Retype every line from the start of the data down to and including the line with "const listings = [11, 7, 14, 13, 6, 8, 20, 27];". Skip the pictures.

————

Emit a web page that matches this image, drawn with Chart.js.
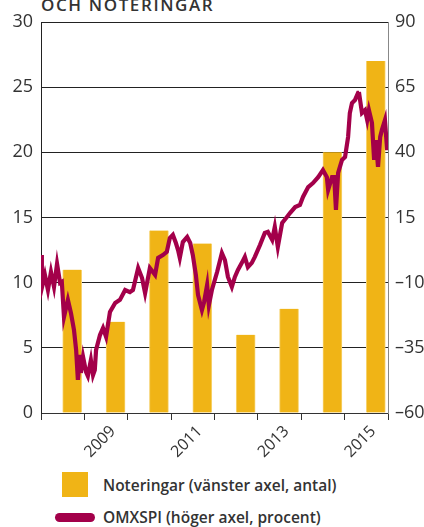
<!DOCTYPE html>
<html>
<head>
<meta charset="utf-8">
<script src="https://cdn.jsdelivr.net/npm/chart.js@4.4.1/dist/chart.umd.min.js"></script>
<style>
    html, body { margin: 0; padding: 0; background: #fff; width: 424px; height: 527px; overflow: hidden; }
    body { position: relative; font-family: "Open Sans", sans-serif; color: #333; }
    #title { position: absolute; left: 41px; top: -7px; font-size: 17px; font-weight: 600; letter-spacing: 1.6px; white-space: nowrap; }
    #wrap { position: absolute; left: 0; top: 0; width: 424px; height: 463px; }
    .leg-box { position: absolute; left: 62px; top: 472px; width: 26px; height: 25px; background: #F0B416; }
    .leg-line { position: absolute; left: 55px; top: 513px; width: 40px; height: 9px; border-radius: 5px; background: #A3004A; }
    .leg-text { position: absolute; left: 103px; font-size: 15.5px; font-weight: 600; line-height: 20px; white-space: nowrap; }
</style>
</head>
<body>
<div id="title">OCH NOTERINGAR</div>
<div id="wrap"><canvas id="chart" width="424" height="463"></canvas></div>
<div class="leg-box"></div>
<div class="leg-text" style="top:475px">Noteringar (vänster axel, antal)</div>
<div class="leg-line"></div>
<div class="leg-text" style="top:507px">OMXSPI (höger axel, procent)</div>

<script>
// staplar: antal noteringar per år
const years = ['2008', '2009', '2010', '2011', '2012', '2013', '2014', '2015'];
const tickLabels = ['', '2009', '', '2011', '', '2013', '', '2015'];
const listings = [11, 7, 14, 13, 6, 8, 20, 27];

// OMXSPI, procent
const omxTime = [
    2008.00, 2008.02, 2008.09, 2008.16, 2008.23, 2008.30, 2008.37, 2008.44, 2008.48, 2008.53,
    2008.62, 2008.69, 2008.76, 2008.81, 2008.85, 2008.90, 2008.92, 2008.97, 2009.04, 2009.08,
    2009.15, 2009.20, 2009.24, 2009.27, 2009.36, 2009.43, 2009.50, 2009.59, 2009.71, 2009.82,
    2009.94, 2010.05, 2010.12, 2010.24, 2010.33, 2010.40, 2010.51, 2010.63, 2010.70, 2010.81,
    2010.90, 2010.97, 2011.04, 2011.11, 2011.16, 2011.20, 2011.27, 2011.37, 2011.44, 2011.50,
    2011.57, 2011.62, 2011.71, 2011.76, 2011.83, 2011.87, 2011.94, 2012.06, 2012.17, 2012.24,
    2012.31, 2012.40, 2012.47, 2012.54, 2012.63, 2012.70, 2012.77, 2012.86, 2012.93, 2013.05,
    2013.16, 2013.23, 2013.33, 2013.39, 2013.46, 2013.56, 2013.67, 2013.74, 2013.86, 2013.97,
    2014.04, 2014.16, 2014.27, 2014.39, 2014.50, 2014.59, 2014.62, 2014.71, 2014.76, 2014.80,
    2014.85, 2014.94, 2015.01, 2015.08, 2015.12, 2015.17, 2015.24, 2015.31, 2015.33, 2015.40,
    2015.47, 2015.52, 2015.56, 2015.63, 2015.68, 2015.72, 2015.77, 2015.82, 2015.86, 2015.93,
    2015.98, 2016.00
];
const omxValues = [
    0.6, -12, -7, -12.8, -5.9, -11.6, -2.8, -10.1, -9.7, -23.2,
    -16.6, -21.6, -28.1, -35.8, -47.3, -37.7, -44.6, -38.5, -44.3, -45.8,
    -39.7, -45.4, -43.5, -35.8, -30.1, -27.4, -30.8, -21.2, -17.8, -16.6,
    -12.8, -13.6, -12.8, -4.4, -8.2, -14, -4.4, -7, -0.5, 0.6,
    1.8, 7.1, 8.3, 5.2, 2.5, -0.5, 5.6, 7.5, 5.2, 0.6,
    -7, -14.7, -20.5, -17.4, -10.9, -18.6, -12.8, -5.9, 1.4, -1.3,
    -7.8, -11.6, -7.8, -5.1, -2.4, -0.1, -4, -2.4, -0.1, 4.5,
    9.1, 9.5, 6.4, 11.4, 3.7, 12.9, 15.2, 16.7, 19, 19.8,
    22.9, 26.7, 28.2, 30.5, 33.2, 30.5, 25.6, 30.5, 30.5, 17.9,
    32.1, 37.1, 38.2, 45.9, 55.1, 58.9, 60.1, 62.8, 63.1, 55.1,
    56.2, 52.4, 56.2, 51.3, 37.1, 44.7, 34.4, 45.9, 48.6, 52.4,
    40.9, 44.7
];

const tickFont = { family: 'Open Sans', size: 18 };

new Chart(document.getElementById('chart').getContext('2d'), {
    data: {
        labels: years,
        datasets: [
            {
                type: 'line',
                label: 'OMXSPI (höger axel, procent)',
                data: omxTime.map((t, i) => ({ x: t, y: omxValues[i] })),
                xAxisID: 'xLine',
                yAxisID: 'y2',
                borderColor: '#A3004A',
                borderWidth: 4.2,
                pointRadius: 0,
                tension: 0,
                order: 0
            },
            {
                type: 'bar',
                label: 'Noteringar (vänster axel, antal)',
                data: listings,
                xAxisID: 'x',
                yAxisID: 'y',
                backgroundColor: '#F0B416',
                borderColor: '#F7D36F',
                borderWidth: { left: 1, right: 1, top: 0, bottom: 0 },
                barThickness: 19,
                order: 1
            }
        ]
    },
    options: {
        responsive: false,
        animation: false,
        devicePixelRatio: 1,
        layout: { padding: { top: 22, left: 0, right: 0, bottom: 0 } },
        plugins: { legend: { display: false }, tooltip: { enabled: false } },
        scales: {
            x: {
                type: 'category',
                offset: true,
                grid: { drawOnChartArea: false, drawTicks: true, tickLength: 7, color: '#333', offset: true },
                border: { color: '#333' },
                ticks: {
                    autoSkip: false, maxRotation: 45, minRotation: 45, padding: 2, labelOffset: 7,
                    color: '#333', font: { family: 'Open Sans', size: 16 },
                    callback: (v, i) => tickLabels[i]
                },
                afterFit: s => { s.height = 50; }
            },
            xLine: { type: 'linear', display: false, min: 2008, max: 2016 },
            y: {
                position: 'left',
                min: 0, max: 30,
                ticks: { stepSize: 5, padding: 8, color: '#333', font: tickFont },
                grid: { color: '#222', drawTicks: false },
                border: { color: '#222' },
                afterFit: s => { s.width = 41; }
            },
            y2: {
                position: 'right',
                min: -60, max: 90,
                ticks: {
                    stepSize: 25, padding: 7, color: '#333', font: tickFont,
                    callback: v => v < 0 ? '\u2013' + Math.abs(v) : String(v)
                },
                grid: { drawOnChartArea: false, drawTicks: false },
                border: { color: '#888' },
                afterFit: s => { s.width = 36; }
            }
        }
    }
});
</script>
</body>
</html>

————

FINISHED ANSWER »
Emit a web page that matches this image, drawn with Chart.js.
<!DOCTYPE html>
<html>
<head>
<meta charset="utf-8">
<script src="https://cdn.jsdelivr.net/npm/chart.js@4.4.1/dist/chart.umd.min.js"></script>
<style>
    html, body { margin: 0; padding: 0; background: #fff; width: 424px; height: 527px; overflow: hidden; }
    body { position: relative; font-family: "Open Sans", sans-serif; color: #333; }
    #title { position: absolute; left: 41px; top: -7px; font-size: 17px; font-weight: 600; letter-spacing: 1.6px; white-space: nowrap; }
    #wrap { position: absolute; left: 0; top: 0; width: 424px; height: 463px; }
    .leg-box { position: absolute; left: 62px; top: 472px; width: 26px; height: 25px; background: #F0B416; }
    .leg-line { position: absolute; left: 55px; top: 513px; width: 40px; height: 9px; border-radius: 5px; background: #A3004A; }
    .leg-text { position: absolute; left: 103px; font-size: 15.5px; font-weight: 600; line-height: 20px; white-space: nowrap; }
</style>
</head>
<body>
<div id="title">OCH NOTERINGAR</div>
<div id="wrap"><canvas id="chart" width="424" height="463"></canvas></div>
<div class="leg-box"></div>
<div class="leg-text" style="top:475px">Noteringar (vänster axel, antal)</div>
<div class="leg-line"></div>
<div class="leg-text" style="top:507px">OMXSPI (höger axel, procent)</div>

<script>
// staplar: antal noteringar per år
const years = ['2008', '2009', '2010', '2011', '2012', '2013', '2014', '2015'];
const tickLabels = ['', '2009', '', '2011', '', '2013', '', '2015'];
const listings = [11, 7, 14, 13, 6, 8, 20, 27];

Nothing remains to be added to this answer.